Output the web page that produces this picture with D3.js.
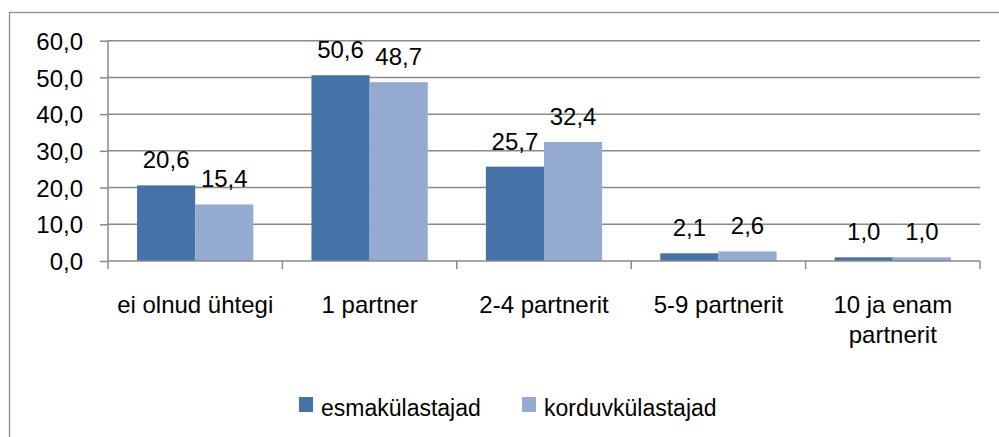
<!DOCTYPE html>
<html>
<head>
  <meta charset="utf-8">
  <script src="https://d3js.org/d3.v7.min.js"></script>
  <style>
    body { margin: 0; background: #fff; }
    text { font-family: "Liberation Sans", Arial, sans-serif; fill: #000; }
  </style>
</head>
<body>
<script>
  // categories and values
  var categories = ["ei olnud ühtegi", "1 partner", "2-4 partnerit", "5-9 partnerit", "10 ja enam partnerit"];
  var seriesNames = ["esmakülastajad", "korduvkülastajad"];
  var esma = [20.6, 50.6, 25.7, 2.1, 1.0];
  var kordu = [15.4, 48.7, 32.4, 2.6, 1.0];
  var yTicks = [0, 10, 20, 30, 40, 50, 60];
  var colors = ["#4673A7", "#94AAD0"];

  var W = 999, H = 437;
  // plot area edges (not named "top": that clashes with window.top)
  var plotL = 108, plotR = 980, plotT = 40.7, plotB = 261;
  var fontSize = 24, legendFont = 23;

  var svg = d3.select("body").append("svg")
      .attr("width", W)
      .attr("height", H);

  // outer chart border (runs off the right and bottom edge)
  svg.append("rect")
      .attr("x", 9.5).attr("y", 12.5)
      .attr("width", 1100).attr("height", 600)
      .style("fill", "none")
      .style("stroke", "#8c8c8c")
      .style("stroke-width", 1.3);

  var x0 = d3.scaleBand().domain(categories).range([plotL, plotR]).padding(0);
  var x1 = d3.scaleBand().domain(seriesNames).range([0, x0.bandwidth()])
      .paddingInner(0).paddingOuter(0.5);
  var y = d3.scaleLinear().domain([0, 60]).range([plotB, plotT]);

  // gridlines
  svg.append("g").selectAll("line")
      .data(yTicks.filter(function (d) { return d > 0; }))
      .enter().append("line")
      .attr("x1", plotL).attr("x2", plotR)
      .attr("y1", function (d) { return y(d); })
      .attr("y2", function (d) { return y(d); })
      .style("stroke", "#8a8a8a")
      .style("stroke-width", 1.5);

  // y axis
  var yAxis = d3.axisLeft(y).tickValues(yTicks).tickSize(8).tickPadding(17)
      .tickFormat(function (d) { return d3.format(".1f")(d).replace(".", ","); });
  var gy = svg.append("g").attr("transform", "translate(" + plotL + ",0)").call(yAxis);
  gy.selectAll("path, line").style("stroke", "#8a8a8a").style("stroke-width", 1.5);
  gy.select(".domain").attr("d", "M0," + plotT + "V" + plotB);
  gy.selectAll("text").style("font-size", fontSize + "px")
      .style("font-family", "\"Liberation Sans\", Arial, sans-serif")
      .attr("dy", "0.36em");

  // bars
  var rows = categories.map(function (c, i) { return { cat: c, vals: [esma[i], kordu[i]] }; });
  var groups = svg.append("g").selectAll("g")
      .data(rows).enter().append("g")
      .attr("transform", function (d) { return "translate(" + x0(d.cat) + ",0)"; });

  groups.selectAll("rect")
      .data(function (d) { return d.vals.map(function (v, j) { return { s: seriesNames[j], v: v, j: j }; }); })
      .enter().append("rect")
      .attr("x", function (d) { return x1(d.s); })
      .attr("width", x1.bandwidth())
      .attr("y", function (d) { return y(d.v); })
      .attr("height", function (d) { return plotB - y(d.v); })
      .style("fill", function (d) { return colors[d.j]; });

  groups.selectAll("text.val")
      .data(function (d) { return d.vals.map(function (v, j) { return { s: seriesNames[j], v: v }; }); })
      .enter().append("text")
      .attr("class", "val")
      .attr("x", function (d) { return x1(d.s) + x1.bandwidth() / 2; })
      .attr("y", function (d) { return y(d.v) - 17; })
      .attr("text-anchor", "middle")
      .style("font-size", fontSize + "px")
      .text(function (d) { return d3.format(".1f")(d.v).replace(".", ","); });

  // x axis
  var xa = svg.append("g");
  xa.append("line")
      .attr("x1", plotL).attr("x2", plotR).attr("y1", plotB).attr("y2", plotB)
      .style("stroke", "#8a8a8a").style("stroke-width", 1.5);
  xa.selectAll("line.tick")
      .data(categories.concat(["end"]))
      .enter().append("line")
      .attr("class", "tick")
      .attr("x1", function (d, i) { return plotL + i * x0.bandwidth(); })
      .attr("x2", function (d, i) { return plotL + i * x0.bandwidth(); })
      .attr("y1", plotB).attr("y2", plotB + 8)
      .style("stroke", "#8a8a8a").style("stroke-width", 1.5);

  xa.selectAll("text.cat")
      .data(categories).enter().append("text")
      .attr("class", "cat")
      .attr("x", function (d) { return x0(d) + x0.bandwidth() / 2; })
      .attr("y", 313)
      .attr("text-anchor", "middle")
      .style("font-size", fontSize + "px")
      .text(function (d) { return d; })
      .each(function () { wrap(d3.select(this), x0.bandwidth() - 6); });

  function wrap(t, width) {
    var words = t.text().split(" "), line = [], lines = [];
    t.text(null);
    var probe = t.append("tspan");
    words.forEach(function (w) {
      line.push(w);
      probe.text(line.join(" "));
      if (probe.node().getComputedTextLength() > width && line.length > 1) {
        line.pop();
        lines.push(line.join(" "));
        line = [w];
      }
    });
    lines.push(line.join(" "));
    probe.remove();
    lines.forEach(function (l, i) {
      t.append("tspan").attr("x", t.attr("x")).attr("dy", i === 0 ? 0 : 30).text(l);
    });
  }

  // legend
  var legendX = [299, 522];
  var legend = svg.append("g").selectAll("g")
      .data(seriesNames).enter().append("g")
      .attr("transform", function (d, i) { return "translate(" + legendX[i] + ",397)"; });
  legend.append("rect")
      .attr("width", 14).attr("height", 15)
      .style("fill", function (d, i) { return colors[i]; });
  legend.append("text")
      .attr("x", 22).attr("y", 19)
      .style("font-size", legendFont + "px")
      .text(function (d) { return d; });
</script>
</body>
</html>
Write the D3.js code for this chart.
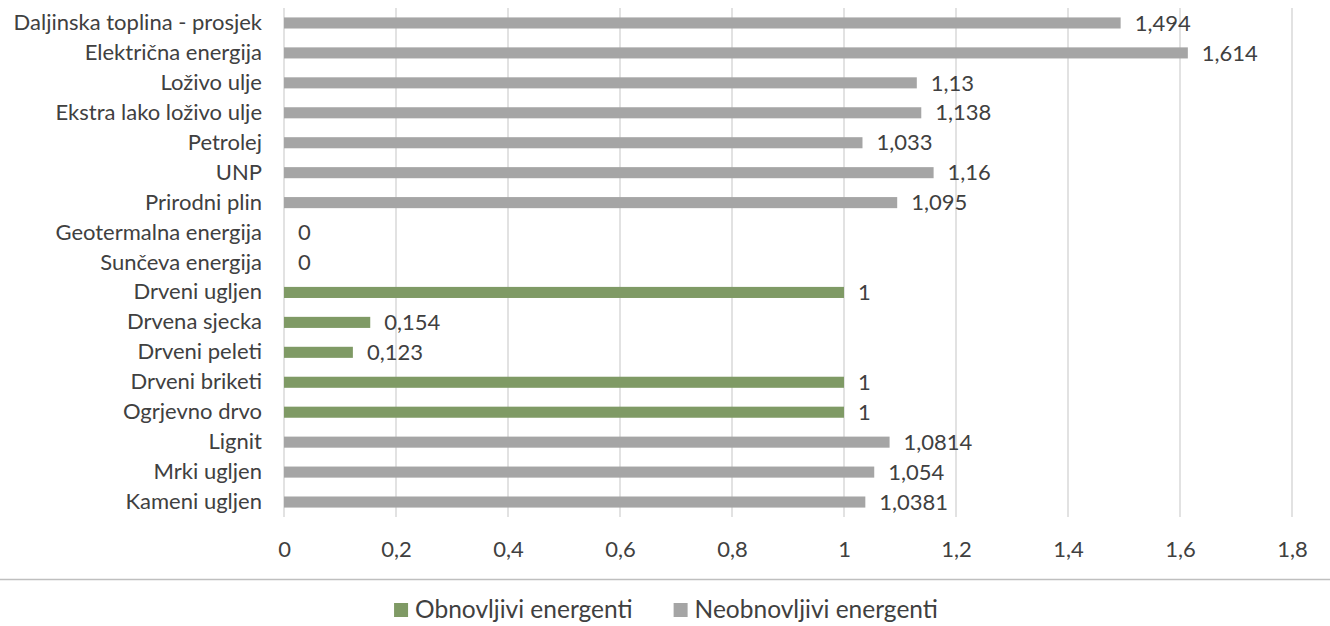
<!DOCTYPE html>
<html>
<head>
<meta charset="utf-8">
<script src="https://cdn.jsdelivr.net/npm/d3@7"></script>
<style>
  html, body { margin: 0; padding: 0; background: #ffffff; }
  svg { display: block; }
  text { font-family: "Lato", "Open Sans", sans-serif; }
</style>
</head>
<body>
<svg id="chart" width="1330" height="626"></svg>
<script>
// Energy sources, listed top to bottom
const categories = [
  "Daljinska toplina - prosjek",
  "Električna energija",
  "Loživo ulje",
  "Ekstra lako loživo ulje",
  "Petrolej",
  "UNP",
  "Prirodni plin",
  "Geotermalna energija",
  "Sunčeva energija",
  "Drveni ugljen",
  "Drvena sjecka",
  "Drveni peleti",
  "Drveni briketi",
  "Ogrjevno drvo",
  "Lignit",
  "Mrki ugljen",
  "Kameni ugljen"
];

// Renewable sources (null where the source is not renewable)
const obnovljivi = [
  null, null, null, null, null, null, null,
  0, 0, 1, 0.154, 0.123, 1, 1,
  null, null, null
];

// Non-renewable sources (null where the source is renewable)
const neobnovljivi = [
  1.494, 1.614, 1.13, 1.138, 1.033, 1.16, 1.095,
  null, null, null, null, null, null, null,
  1.0814, 1.054, 1.0381
];

const xTicks = [0, 0.2, 0.4, 0.6, 0.8, 1, 1.2, 1.4, 1.6, 1.8];

const seriesNames = ["Obnovljivi energenti", "Neobnovljivi energenti"];
const seriesColors = ["#7f9a65", "#a5a5a5"];

const svg = d3.select("#chart");
const textColor = "#404040";
const fontSize = 22;
const legendFontSize = 24.5;

const plot = { left: 284, right: 1292, top: 8, bottom: 517 };

const x = d3.scaleLinear().domain([0, 1.8]).range([plot.left, plot.right]);
const y = d3.scaleBand().domain(categories).range([plot.top, plot.bottom]).paddingInner(0.63).paddingOuter(0.315);

const fmt = v => String(v).replace(".", ",");

// Vertical gridlines
svg.append("g")
  .selectAll("line")
  .data(xTicks)
  .join("line")
  .attr("x1", d => x(d)).attr("x2", d => x(d))
  .attr("y1", plot.top).attr("y2", plot.bottom)
  .attr("stroke", "#d9d9d9")
  .attr("stroke-width", 1.5);

// X axis tick labels
const xAxis = d3.axisBottom(x).tickValues(xTicks).tickFormat(fmt).tickSize(0).tickPadding(0);
const gx = svg.append("g").attr("transform", `translate(0, 557)`).call(xAxis);
gx.select(".domain").remove();
gx.selectAll("text")
  .attr("y", 0)
  .attr("dy", 0)
  .attr("fill", textColor)
  .attr("font-size", fontSize)
  .attr("font-family", "Lato, sans-serif");

// Y axis category labels
const yAxis = d3.axisLeft(y).tickSize(0).tickPadding(22);
const gy = svg.append("g").attr("transform", `translate(${plot.left}, 0)`).call(yAxis);
gy.select(".domain").remove();
gy.selectAll("text")
  .attr("fill", textColor)
  .attr("font-size", fontSize)
  .attr("font-family", "Lato, sans-serif");

// Bars and value labels for each series
[obnovljivi, neobnovljivi].forEach((vals, si) => {
  const rows = categories.map((c, i) => ({ c, v: vals[i] })).filter(d => d.v !== null);
  const g = svg.append("g");
  g.selectAll("rect")
    .data(rows)
    .join("rect")
    .attr("x", x(0))
    .attr("y", d => y(d.c))
    .attr("width", d => x(d.v) - x(0))
    .attr("height", y.bandwidth())
    .attr("fill", seriesColors[si]);
  g.selectAll("text")
    .data(rows)
    .join("text")
    .attr("x", d => x(d.v) + 14)
    .attr("y", d => y(d.c) + y.bandwidth() / 2)
    .attr("dy", "0.35em")
    .attr("fill", textColor)
    .attr("font-size", fontSize)
    .text(d => fmt(d.v));
});

// Separator above the legend
svg.append("line")
  .attr("x1", 0).attr("x2", 1330)
  .attr("y1", 579.5).attr("y2", 579.5)
  .attr("stroke", "#bfbfbf")
  .attr("stroke-width", 1.5);

// Legend
const legend = svg.append("g");
const items = legend.selectAll("g")
  .data(seriesNames)
  .join("g");
items.append("rect")
  .attr("width", 14).attr("height", 14)
  .attr("y", -15)
  .attr("fill", (d, i) => seriesColors[i]);
items.append("text")
  .attr("x", 21)
  .attr("fill", textColor)
  .attr("font-size", legendFontSize)
  .text(d => d);
const gap = 41;
let lx = 0;
items.each(function() {
  d3.select(this).attr("transform", `translate(${lx}, 0)`);
  lx += this.getBBox().width + gap;
});
const lw = lx - gap;
legend.attr("transform", `translate(${(1330 - lw) / 2 + 1}, 618)`);
</script>
</body>
</html>
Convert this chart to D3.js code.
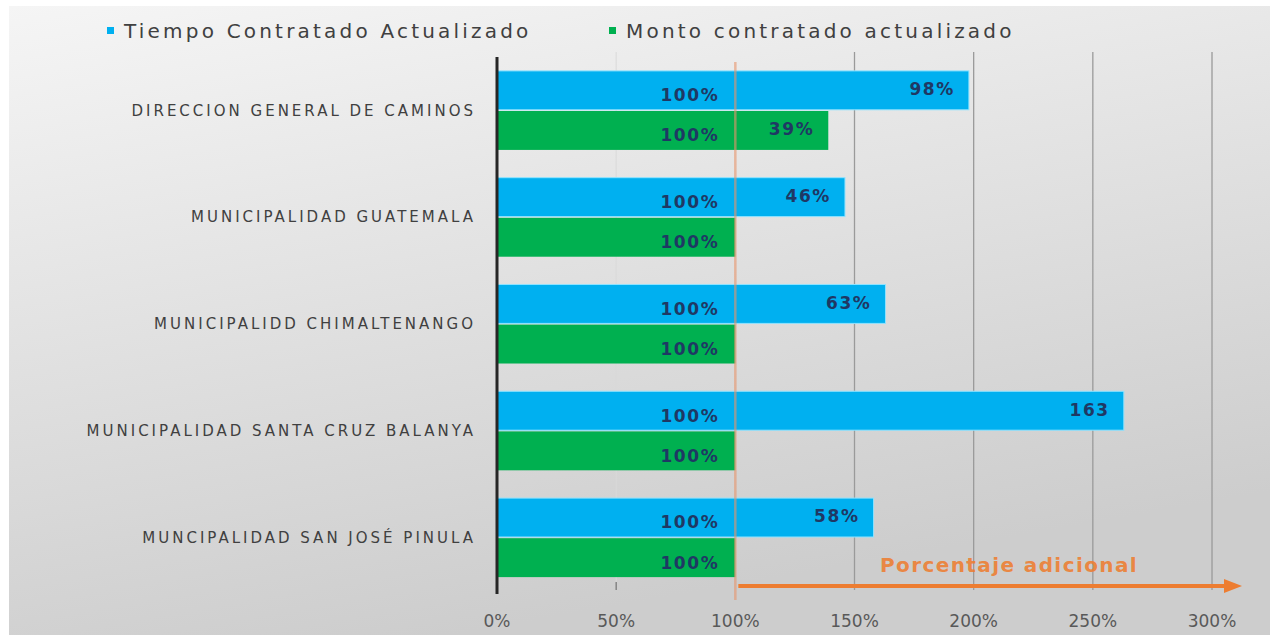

The problem: From the data, list each line in which the string "that" appears.

Exercise result:
Output the web page that produces this picture with D3.js.
  // plot area edges (not named "top": that clashes with window.top)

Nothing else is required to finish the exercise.